Posts filed under 'linguistic sovereignty'

Printed Matter: On Enriqueta Lunez’s New Moon

Ambiguity across the trilingual text is a way of asserting the sovereignty of Indigenous languages in dialogue with English and Spanish.

New Moon/Luna Nueva/Yuninal Jme’tik by Enriqueta Lunez, translated from the Tsotsil by Clare Sullivan, Ugly Duckling Presse, 2019

Although there is an increasingly large corpus of Latin American Indigenous literature in translation, these translations seldom make it into print. While the digital medium offers advantages—global circulation, the ability to include audio and video of spoken word performances, the capacity to cheaply reproduce multilingual volumes—print remains a vital avenue for the publication of these works as in many circles it still possesses a prestige that digital lacks. Within Indigenous literary movements themselves, authors tend to set print publication of their works as an important goal, even as they clearly value digital publication as an important and effective tool that facilitates their ability to reach a global audience. Most Indigenous literatures that do make it into printed translations do so in anthologies such as Miguel León-Portilla and Earl Shorris’s In the Language of Kings (2002), Allison Hedge Coke’s Sing: Poetry from the Indigenous Americas, or Nicolás Huet Bautista and Sean Sell’s Chiapas Maya Awakening: Contemporary Poems and Short Stories (2017).

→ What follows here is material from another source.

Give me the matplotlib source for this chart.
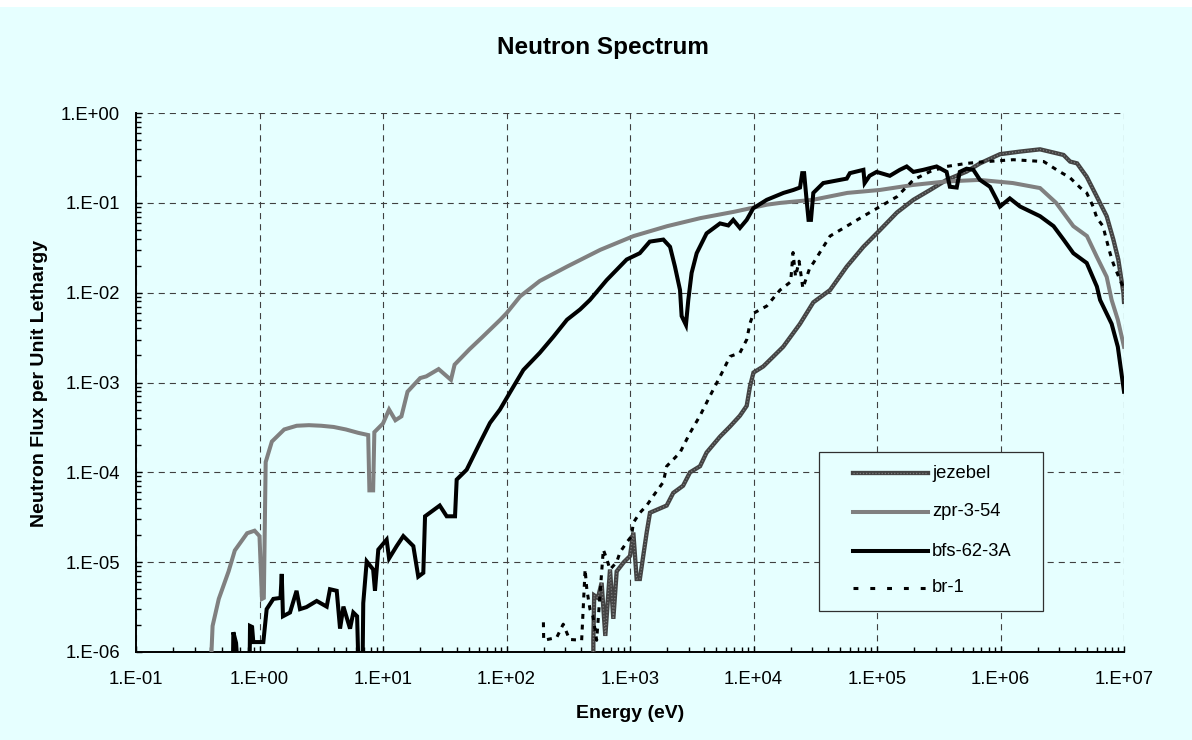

Published in December 2019, Clare Sullivan’s translation of Tsotsil Enriqueta Lunez’s work in New Moon/Luna Nueva/Yuninal Jme’tik, is perhaps only the third single-author volume of an Indigenous writer from Latin American to be published in English translation, the other two being Sullivan’s translation of Zapotec poet Natalia Toledo, The Black Flower and Other Zapotec Poems (2015), and Nathan C. Henne’s rendering of the Kaqchikel writer Luis de Lión’s Time Commences in Xibalbá (2012). Although the publication of these works over the last decade demonstrates how little Indigenous literature has been translated and how much more work there is to be done in the area, it also shows that interest in reading these authors in translation is slowly gathering steam, as Wendy Call’s translation of selected poems by the Zapotec poet Irma Pineda, In the Belly of the Night and other Poems, is due out later this year from Pluralia. In other words, New Moon speaks to the increasing prominence of these voices in the global literary market.